[EXERCISE TASK]:
Starting with the first line of the listing, quote each line exactly until and including the one with "-68, -67, -68];", leaving pictures out.

[TASK INPUTS]:
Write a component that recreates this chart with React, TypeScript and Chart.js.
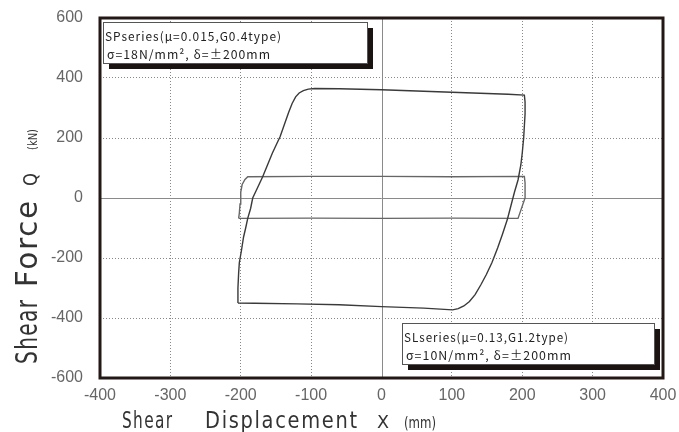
import React, { useEffect, useRef } from "react";
import { Chart, registerables } from "chart.js";
Chart.register(...registerables);

// Large loop (μ=0.13, G1.2 type): displacement (mm), shear force (kN)
const loopLX = [-204, -204, -203, -202, -199, -196, -193, -190, -186, -183, -176, -169, -162, -155, -149, -144, -138, -132, -127, -122, -117, -111, -104, -95, -60, 0, 60, 120, 180, 203, 204, 204, 203, 202, 200, 198, 194, 189, 184, 179, 172, 165, 157, 149, 141, 133, 125, 117, 109, 101, 60, 0, -60, -120, -180, -204];
const loopLY = [-350, -300, -250, -215, -175, -130, -100, -67, -35, 0, 35, 70, 110, 150, 180, 205, 245, 285, 315, 337, 350, 358, 363, 365, 364, 361, 356, 351, 346, 343, 320, 280, 240, 200, 150, 110, 60, 20, -25, -70, -120, -167, -215, -255, -290, -322, -345, -360, -369, -373, -367, -362, -356, -353, -351, -350];

// Small loop (μ=0.015, G0.4 type)
const loopSX = [-203, -202, -201, -200, -198, -194, -190, -100, 0, 100, 203, 204, 204, 194, 100, 0, -100, -203];
const loopSY = [-68, -50, -20, 20, 45, 62, 71, 72, 72, 71, 72, 50, 0, -68, -67, -68, -67, -68];

const xTicks = [-400, -300, -200, -100, 0, 100, 200, 300, 400];
const yTicks = [-600, -400, -200, 0, 200, 400, 600];

const boxSP = ["SPseries(μ=0.015,G0.4type)", "σ=18N/mm², δ=±200mm"];
const boxSL = ["SLseries(μ=0.13,G1.2type)", "σ=10N/mm², δ=±200mm"];
const yTitle = ["Shear", "Force", "Q", "(kN)"];
const xTitle = ["Shear", "Displacement", "X", "(mm)"];

const toPts = (xs: number[], ys: number[]) => xs.map((x, i) => ({ x, y: ys[i] }));

// draw text starting at (0,0) in current transform, squeezed to a target width
const fitText = (ctx: any, text: string, font: string, spacing: number, width: number) => {
  ctx.font = font;
  ctx.letterSpacing = spacing + "px";
  const w = ctx.measureText(text).width - spacing;
  ctx.save();
  ctx.scale(width / w, 1);
  ctx.fillText(text, 0, 0);
  ctx.restore();
};

const decor = {
  id: "decor",
  beforeDatasetsDraw(chart: any) {
    const { ctx, chartArea: a, scales } = chart;
    ctx.save();
    ctx.strokeStyle = "#8a8a8a";
    ctx.lineWidth = 1;
    const x0 = Math.round(scales.x.getPixelForValue(0)) + 0.5;
    const y0 = Math.round(scales.y.getPixelForValue(0)) + 0.5;
    ctx.beginPath();
    ctx.moveTo(x0, a.top);
    ctx.lineTo(x0, a.bottom);
    ctx.moveTo(a.left, y0);
    ctx.lineTo(a.right, y0);
    ctx.stroke();
    ctx.restore();
  },
  afterDraw(chart: any) {
    const { ctx, chartArea: a } = chart;
    ctx.save();
    // frame
    ctx.strokeStyle = "#231815";
    ctx.lineWidth = 3;
    ctx.strokeRect(a.left, a.top, a.right - a.left, a.bottom - a.top);

    const drawBox = (x: number, y: number, w: number, h: number, lines: string[], w1: number, w2: number) => {
      ctx.fillStyle = "#1a1311";
      ctx.fillRect(x + 6, y + 6, w, h);
      ctx.fillStyle = "#ffffff";
      ctx.fillRect(x, y, w, h);
      ctx.strokeStyle = "#555";
      ctx.lineWidth = 1;
      ctx.strokeRect(x + 0.5, y + 0.5, w, h);
      ctx.fillStyle = "#222";
      ctx.textBaseline = "middle";
      ctx.textAlign = "left";
      ctx.save();
      ctx.translate(x + 2, y + 14);
      fitText(ctx, lines[0], "12px 'Noto Sans CJK JP', sans-serif", 1, w1);
      ctx.restore();
      ctx.save();
      ctx.translate(x + 4, y + 32);
      fitText(ctx, lines[1], "12px 'Noto Sans CJK JP', sans-serif", 1, w2);
      ctx.restore();
    };
    drawBox(103, 22, 264, 41, boxSP, 176, 163);
    drawBox(402, 323, 252, 41, boxSL, 164, 165);

    ctx.fillStyle = "#333";
    ctx.textBaseline = "alphabetic";
    ctx.textAlign = "left";
    // x title: [start x, width, font size]
    const xSpec = [[122, 50, 23], [205, 152, 23], [377, 12, 18], [404, 32, 15]];
    xTitle.forEach((p, i) => {
      const [sx, w, fs] = xSpec[i];
      ctx.save();
      ctx.translate(sx, 428);
      fitText(ctx, p, `${fs}px 'DejaVu Sans', sans-serif`, fs > 18 ? 2 : 0, w);
      ctx.restore();
    });
    // y title: [start y, length, font size]
    const ySpec = [[364, 64, 30], [287, 86, 30], [186, 13, 20], [150, 21, 13]];
    yTitle.forEach((p, i) => {
      const [sy, w, fs] = ySpec[i];
      ctx.save();
      ctx.translate(37, sy);
      ctx.rotate(-Math.PI / 2);
      fitText(ctx, p, `${fs}px 'DejaVu Sans', sans-serif`, fs > 18 ? 2 : 0, w);
      ctx.restore();
    });
    ctx.restore();
  },
};

export default function App() {
  const ref = useRef<HTMLCanvasElement>(null);
  useEffect(() => {
    if (!ref.current) return;
    const tickFont = { family: "'Liberation Sans', Arial, sans-serif", size: 16 };
    const chart = new Chart(ref.current, {
      type: "scatter",
      data: {
        datasets: [
          {
            data: toPts(loopLX, loopLY),
            showLine: true,
            borderColor: "#3a3a3a",
            borderWidth: 1.4,
            pointRadius: 0,
            tension: 0,
          },
          {
            data: toPts(loopSX, loopSY),
            showLine: true,
            borderColor: "#666",
            borderWidth: 1.4,
            pointRadius: 0,
            tension: 0,
          },
        ],
      },
      options: {
        responsive: false,
        animation: false,
        layout: { padding: { top: 18, right: 16, left: 0, bottom: 0 } },
        plugins: { legend: { display: false }, tooltip: { enabled: false } },
        scales: {
          x: {
            type: "linear",
            min: -400,
            max: 400,
            afterBuildTicks: (s: any) => { s.ticks = xTicks.map((v) => ({ value: v })); },
            afterFit: (s: any) => { s.height = 54; s.paddingLeft = 0; s.paddingRight = 0; },
            ticks: { color: "#666", font: tickFont, padding: 8, maxRotation: 0 },
            grid: {
              color: (c: any) => (c.tick && c.tick.value === 0 ? "transparent" : "#888"),
              drawTicks: false,
            },
            border: { display: false, dash: [1, 2] },
          },
          y: {
            type: "linear",
            min: -600,
            max: 600,
            afterBuildTicks: (s: any) => { s.ticks = yTicks.map((v) => ({ value: v })); },
            afterFit: (s: any) => { s.width = 100; s.paddingTop = 0; s.paddingBottom = 0; },
            ticks: { color: "#666", font: tickFont, padding: 17 },
            grid: {
              color: (c: any) => (c.tick && c.tick.value === 0 ? "transparent" : "#888"),
              drawTicks: false,
            },
            border: { display: false, dash: [1, 2] },
          },
        },
      },
      plugins: [decor],
    });
    return () => chart.destroy();
  }, []);
  return (
    <div style={{ position: "absolute", left: 0, top: 0, width: 679, height: 432, background: "#fff" }}>
      <canvas ref={ref} width={679} height={432} />
    </div>
  );
}
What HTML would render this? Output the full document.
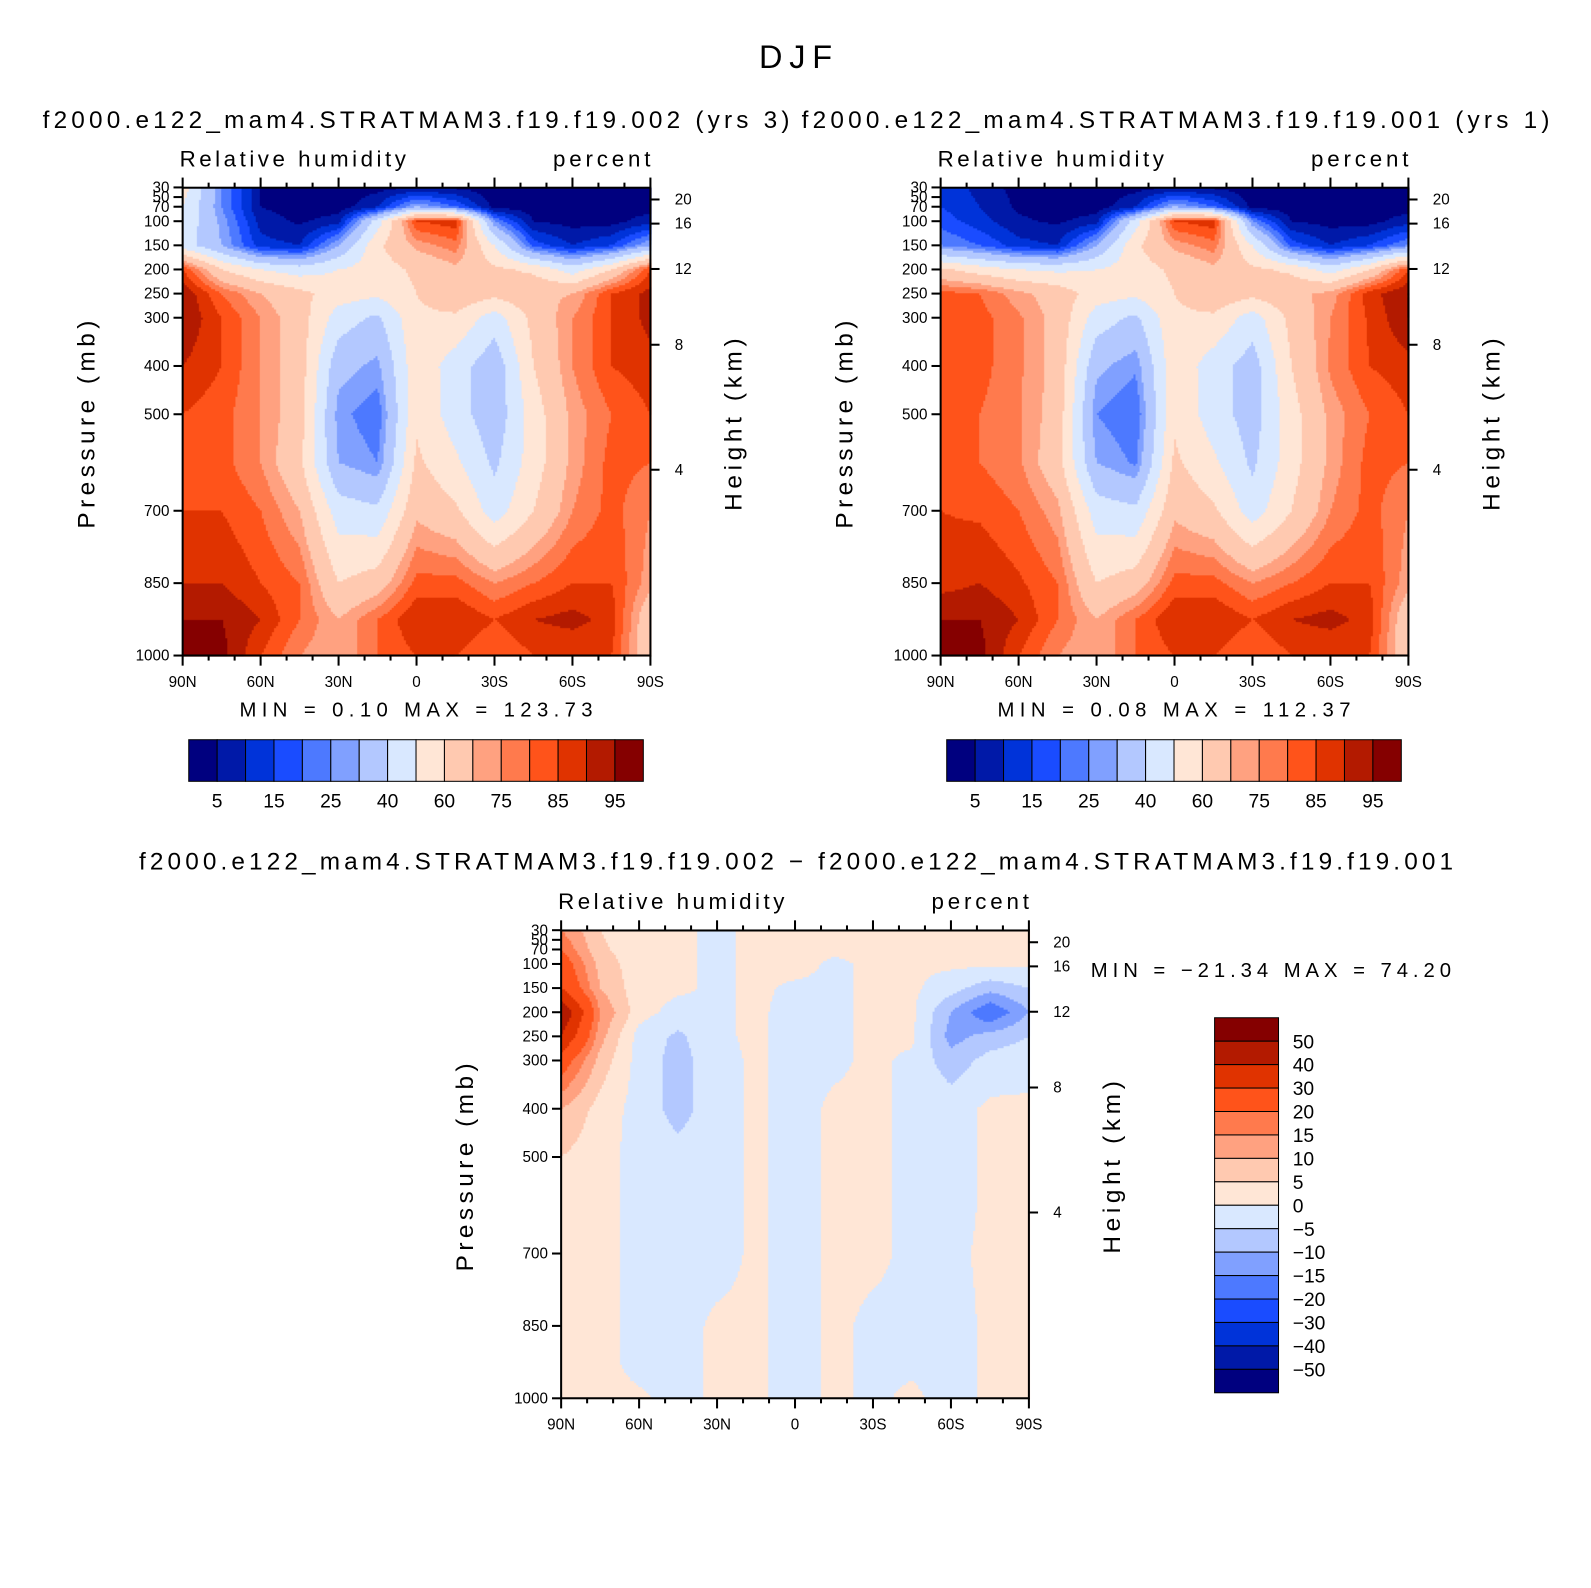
<!DOCTYPE html>
<html><head><meta charset="utf-8">
<style>
body{margin:0;background:#fff;width:1591px;height:1588px;position:relative;overflow:hidden;font-family:"Liberation Sans",sans-serif}
#wrap{position:absolute;left:0;top:0;width:1568px;height:1565px;transform:scale(1.0147);transform-origin:0 0}
canvas{position:absolute;left:0;top:0}
svg{position:absolute;left:0;top:0}
</style></head>
<body>
<div id="wrap">
<canvas id="cv" width="1568" height="1565"></canvas>
<svg id="sv" width="1568" height="1565"></svg>
</div>
<script>
const lats=['90N','75N','60N','45N','30N','15N','0','15S','30S','45S','60S','75S','90S'];
const levels=[30,70,100,150,200,250,300,400,500,600,700,850,925,1000];
const rh1=[
[55,25,5,2,2,3,5,4,2,2,2,2,2],
[50,25,5,2,2,10,30,20,3,2,2,2,2],
[48,28,8,4,8,45,85,88,25,5,3,3,8],
[45,30,12,10,30,58,72,78,50,18,10,15,30],
[85,60,50,45,50,55,62,68,62,58,45,60,85],
[95,80,70,63,55,52,60,68,63,68,70,85,92],
[95,85,75,65,45,38,58,58,45,63,75,85,92],
[90,85,75,65,33,28,57,45,33,60,75,85,88],
[85,82,75,65,27,21,58,45,33,55,72,80,85],
[85,82,75,62,30,25,62,52,38,55,72,82,80],
[85,85,80,70,45,42,68,62,45,60,75,82,75],
[90,90,85,80,60,65,82,82,75,80,85,85,72],
[95,95,90,80,70,80,90,90,85,90,92,88,62],
[97,97,85,75,70,80,85,85,80,85,85,85,62]];
const rh2=[
[15,8,3,2,2,3,5,4,2,2,2,2,2],
[15,10,4,2,2,10,30,20,3,2,2,2,2],
[18,12,6,4,8,45,85,88,25,5,3,3,8],
[25,20,12,10,30,58,72,78,50,18,10,15,25],
[62,55,50,48,50,55,62,68,62,58,45,60,85],
[82,80,72,66,55,52,60,68,63,68,72,88,95],
[84,82,76,67,45,38,58,58,45,63,75,86,95],
[84,82,76,67,32,26,57,45,35,60,76,85,88],
[82,80,76,66,25,20,58,45,35,56,72,80,85],
[82,80,76,64,30,24,62,52,38,56,72,82,80],
[85,84,80,72,45,42,68,62,45,60,75,82,75],
[88,90,86,80,60,65,82,82,75,80,85,85,72],
[95,95,90,80,70,80,90,90,85,90,92,88,62],
[97,97,85,75,70,80,85,85,80,85,85,85,62]];
const diff=[
[15,5,2,1,-1,1,1,1,1,1,1,1,1],
[20,6,2,1,-1,1,1,1,1,1,1,1,1],
[25,8,2,1,-1,1,2,-1,1,1,1,1,1],
[30,10,2,1,-1,1,-1,-1,1,1,-3,-8,-5],
[50,15,2,-2,-1,1,-2,-1,1,1,-10,-20,-10],
[40,12,-2,-6,-1,1,-2,-1,1,1,-12,-8,-5],
[25,8,-2,-7,-2,1,-2,-1,1,-1,-8,-3,-2],
[10,3,-2,-7,-2,1,-2,1,1,-1,-2,1,1],
[5,2,-2,-3,-2,1,-2,1,1,-1,-2,1,1],
[5,2,-2,-4,-2,1,-2,1,1,-1,-2,1,1],
[4,2,-2,-2,-2,1,-2,1,1,-1,-1,1,1],
[5,2,-2,-2,1,1,-2,1,-1,-1,-2,1,1],
[5,2,-2,-2,1,1,-2,1,-1,-1,-2,1,1],
[5,2,1,-2,1,1,-2,1,-1,1,-2,1,1]];
const rhBounds=[5,10,15,20,25,30,40,50,60,70,75,80,85,90,95];
const rhLabels=['5','15','25','40','60','75','85','95'];
const dBounds=[-50,-40,-30,-20,-15,-10,-5,0,5,10,15,20,30,40,50];
const dLabels=['50','40','30','20','15','10','5','0','−5','−10','−15','−20','−30','−40','−50'];
const pTicks=[30,50,70,100,150,200,250,300,400,500,700,850,1000];
const hTicks=['20','16','12','8','4'];
const hTickP=[55,105,199,356,615];
const xTicks=['90N','60N','30N','0','30S','60S','90S'];
const colors=['#00007f','#0019a8','#0033d9','#1a4cff','#4d79ff','#80a0ff','#b3c8ff','#d9e8ff','#ffe6d6','#ffc9b0','#ffa180','#ff7a4d','#ff531a','#e03300','#b31a00','#850000'];

const cv=document.getElementById('cv'),ctx=cv.getContext('2d');
ctx.fillStyle='#fff';ctx.fillRect(0,0,1568,1565);
const sv=document.getElementById('sv');
const NS='http://www.w3.org/2000/svg';
function el(t,a,txt){const e=document.createElementNS(NS,t);for(const k in a)e.setAttribute(k,a[k]);if(txt!==undefined)e.textContent=txt;sv.appendChild(e);return e;}
function bin(v,b){let i=0;while(i<b.length&&v>=b[i])i++;return i;}
function sample(data,fi,p){
  let j=0;while(j<levels.length-2&&p>levels[j+1])j++;
  let t=(p-levels[j])/(levels[j+1]-levels[j]);t=Math.max(0,Math.min(1,t));
  const i0=Math.min(Math.floor(fi),lats.length-2),u=fi-i0;
  const a=data[j][i0]*(1-u)+data[j][i0+1]*u,b=data[j+1][i0]*(1-u)+data[j+1][i0+1]*u;
  return a*(1-t)+b*t;
}
function panel(x0,y0,data,bounds,nm){
  const W=461,H=461;
  const yOf=p=>y0+33+(p-100)*0.4756;
  const pOf=y=>100+(y-y0-33)/0.4756;
  const st=2;
  for(let y=y0;y<y0+H;y+=st)for(let x=x0;x<x0+W;x+=st){
    const fi=(x+st/2-x0)/W*(lats.length-1);
    const v=sample(data,fi,pOf(y+st/2));
    ctx.fillStyle=colors[bin(v,bounds)];ctx.fillRect(x,y,st,st);
  }
  const r=el('rect',{x:x0,y:y0,width:W,height:H,fill:'none',stroke:'#000','stroke-width':2});
  
  pTicks.forEach(p=>{const y=yOf(p);
    el('line',{x1:x0-9,x2:x0,y1:y,y2:y,stroke:'#000','stroke-width':2});
    const t=el('text',{x:x0-13,y:y+5,'text-anchor':'end','font-size':15},String(p));
    });
  hTicks.forEach((h,k)=>{const y=yOf(hTickP[k]);
    el('line',{x1:x0+W,x2:x0+W+9,y1:y,y2:y,stroke:'#000','stroke-width':2});
    const t=el('text',{x:x0+W+24,y:y+5,'font-size':15},h);
    });
  for(let k=0;k<=18;k++){const x=x0+W*k/18,len=k%3==0?10:5;
    el('line',{x1:x,x2:x,y1:y0+H,y2:y0+H+len,stroke:'#000','stroke-width':2});
    el('line',{x1:x,x2:x,y1:y0,y2:y0-len,stroke:'#000','stroke-width':2});}
  xTicks.forEach((l,k)=>{const t=el('text',{x:x0+W*k/6,y:y0+H+31,'text-anchor':'middle','font-size':15},l);
    });
  let t=el('text',{x:x0-3,y:y0-21,'font-size':22,textLength:223,lengthAdjust:'spacing'},'Relative humidity');
  t=el('text',{x:x0+W-96,y:y0-21,'font-size':22,textLength:96,lengthAdjust:'spacing'},'percent');
  t=el('text',{x:0,y:0,'font-size':24,'text-anchor':'middle',textLength:205,lengthAdjust:'spacing',transform:`translate(${x0-87},${y0+H/2+3}) rotate(-90)`},'Pressure (mb)');
  t=el('text',{x:0,y:0,'font-size':24,'text-anchor':'middle',textLength:170,lengthAdjust:'spacing',transform:`translate(${x0+W+90},${y0+H/2+3}) rotate(-90)`},'Height (km)');
}
panel(180,185,rh1,rhBounds,'case1');
panel(927,185,rh2,rhBounds,'case2');
panel(553,917,diff,dBounds,'difference');

function hbar(x0,y0){
  for(let i=0;i<16;i++){const r=el('rect',{x:x0+i*28,y:y0,width:28,height:41,fill:colors[i],stroke:'#000','stroke-width':1});
    }
  rhLabels.forEach((l,k)=>{const t=el('text',{x:x0+28*(2*k+1),y:y0+67,'text-anchor':'middle','font-size':19},l);
    });
}
hbar(186,729);hbar(933,729);
for(let i=0;i<16;i++){const r=el('rect',{x:1197,y:1003+i*23.1,width:63,height:23.1,fill:colors[15-i],stroke:'#000','stroke-width':1});
  }
dLabels.forEach((l,k)=>{const t=el('text',{x:1274,y:1003+23.1*(k+1)+7,'font-size':19},l);
  });

const texts=[
 ['page-title',748,67,32,72,'DJF'],
 ['case1-title',42,126,24,736,'f2000.e122_mam4.STRATMAM3.f19.f19.002 (yrs 3)'],
 ['case2-title',790,126,24,737,'f2000.e122_mam4.STRATMAM3.f19.f19.001 (yrs 1)'],
 ['case1-minmax',236,706,20,348,'MIN =    0.10   MAX = 123.73'],
 ['case2-minmax',983,706,20,348,'MIN =    0.08   MAX = 112.37'],
 ['difference-title',137,857,24,1295,'f2000.e122_mam4.STRATMAM3.f19.f19.002 − f2000.e122_mam4.STRATMAM3.f19.f19.001'],
 ['difference-minmax',1075,963,20,355,'MIN = −21.34   MAX =   74.20']];
texts.forEach(a=>{const t=el('text',{x:a[1],y:a[2],'font-size':a[3],textLength:a[4],lengthAdjust:'spacing'},a[5]);
  });
</script>
</body></html>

[RESULT FOR THIS TASK]:
Write a component that recreates this chart with React, TypeScript and Chart.js.
import React, { useEffect, useRef } from "react";
import { Chart, registerables } from "chart.js";
Chart.register(...registerables);

// Large loop (μ=0.13, G1.2 type): displacement (mm), shear force (kN)
const loopLX = [-204, -204, -203, -202, -199, -196, -193, -190, -186, -183, -176, -169, -162, -155, -149, -144, -138, -132, -127, -122, -117, -111, -104, -95, -60, 0, 60, 120, 180, 203, 204, 204, 203, 202, 200, 198, 194, 189, 184, 179, 172, 165, 157, 149, 141, 133, 125, 117, 109, 101, 60, 0, -60, -120, -180, -204];
const loopLY = [-350, -300, -250, -215, -175, -130, -100, -67, -35, 0, 35, 70, 110, 150, 180, 205, 245, 285, 315, 337, 350, 358, 363, 365, 364, 361, 356, 351, 346, 343, 320, 280, 240, 200, 150, 110, 60, 20, -25, -70, -120, -167, -215, -255, -290, -322, -345, -360, -369, -373, -367, -362, -356, -353, -351, -350];

// Small loop (μ=0.015, G0.4 type)
const loopSX = [-203, -202, -201, -200, -198, -194, -190, -100, 0, 100, 203, 204, 204, 194, 100, 0, -100, -203];
const loopSY = [-68, -50, -20, 20, 45, 62, 71, 72, 72, 71, 72, 50, 0, -68, -67, -68, -67, -68];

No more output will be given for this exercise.